1. Watch YouTube's best bits
Here are the 100 greatest hits of YouTube cut down to a mere four minutes. Who could forget the sneezing panda, the piano-playing cat stunts, Rick rollin' Astley, Christian the lion and the treadmill dance routine? Oh, it's like a mini episode of You've Been Framed on E-numbers. http://www.youtube.com/watch?v=BudhFVnN2o0
2. Buy a Sarah Palin Christmas snowflake ornament crystal
Our favourite website of the day has to be Regretsy where the worst arts and crafts known to man are showcased and (you lucky people) available for sale. Never knew you needed a cheese grater clock? A coat for your goat? Or an Obama toilet seat cover? WHAT is wrong with you? Grab your credit card and go ker-azy.
3. Forget 'Grazia', just call us 'Miss Chaps'
This week Alexandra Burke announced that, just like Beyoncé (AKA Sasha Fierce) and Natasha Khan (or Pearl), she too has a rock-star alter ego. Yep, when Alex performs she becomes... The Beast! (FYI: because 'I'm a monster! They're going to see me go wild on stage.'). Which clearly got us thinking, what would our mad rock-star name be? And, stone the crows, some sad sack out there has already created a website to tell us the answer: http://www.blogthings.com/whatsyourrockstarnamequiz/
4. Check out Levi Johnston (though eugh! not like that)

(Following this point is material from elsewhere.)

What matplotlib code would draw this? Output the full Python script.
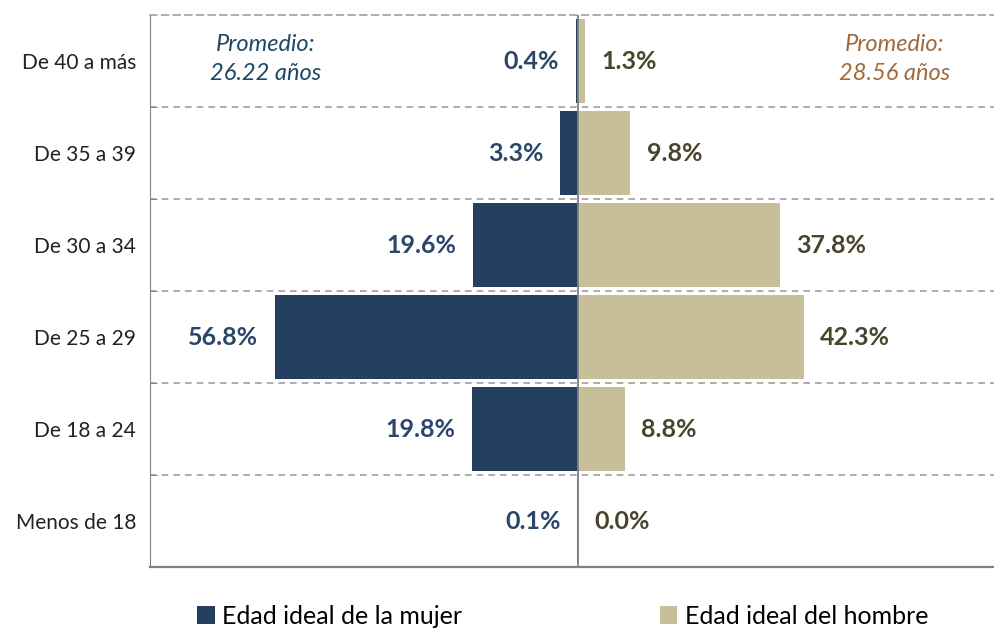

His interview in Vanity Fair is one of the magazine highlights of our year thus far. So we've been wondering... what is Levi, babydaddy of Sarah-Palin's-teenage-daughter-Bristol, going to do next? Playgirl. That's what. And here he is working out to make sure he looks his, well, best. After this pinnacle, surely a move to I'm A Celebrity... is a shoo in? We watch and wait.